The ROI for the Instructional Design firm is measured in billable hours with a predetermined budget governing the number of objectives tackled. If more instruction than the budget allows needs to be covered, the budget can be raised, or, if not feasible, instruction will be in smaller stand-alone modules each covering less objectives. The ROI for the client is based on the success of learning and retention; far more complex and nuanced concepts than a learner signing off on completion. It will take longer to calculate this sort of ROI than merely crunching test result numbers.

The Results And Challenges

It’s worth the effort and expense to plan for building elements meant to engage and not repel. Engaging and relevant instruction will have a much better chance of being remembered and transferred than an electronic version of a lecture with a few questions.

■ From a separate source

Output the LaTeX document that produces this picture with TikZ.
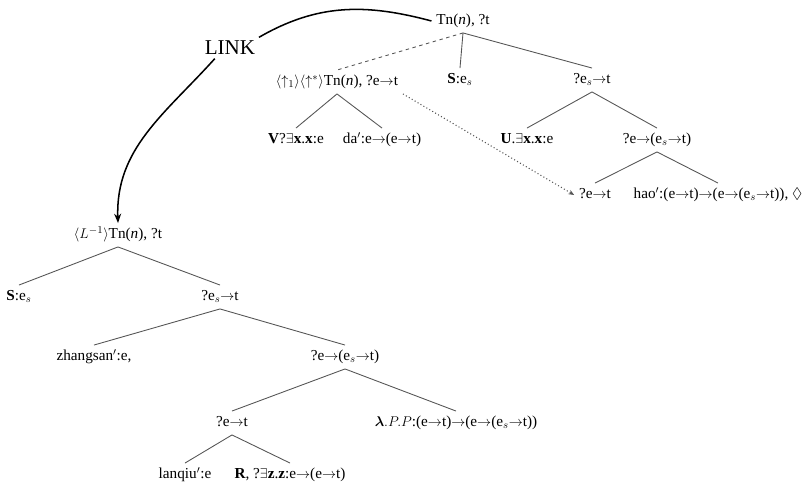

Success of a well-crafted post-test will measure short term learning, and, if a second differently constructed post-test can be administered a few weeks later, that would measure retention. This is not cheap nor easy, but the potential of retention through practice according to the Learning Pyramid averages 75% while teaching it to others can achieve 90% retention. Both can be built into simulation in the design.

Full blown professionally designed, voiced, structured, engaging, and creative eLearning production is costly and complex. But, if deep learning and transfer from short to long-term memory is critical, the creation of this type of eLearning is the best way a client can be assured of a real ROI.

So when you hear that it’s too expensive to hire a professional eLearning voice talent or clip-art is fine, just remember that you get what you pay for and run the risk of losing your training investment and any potential for ROI.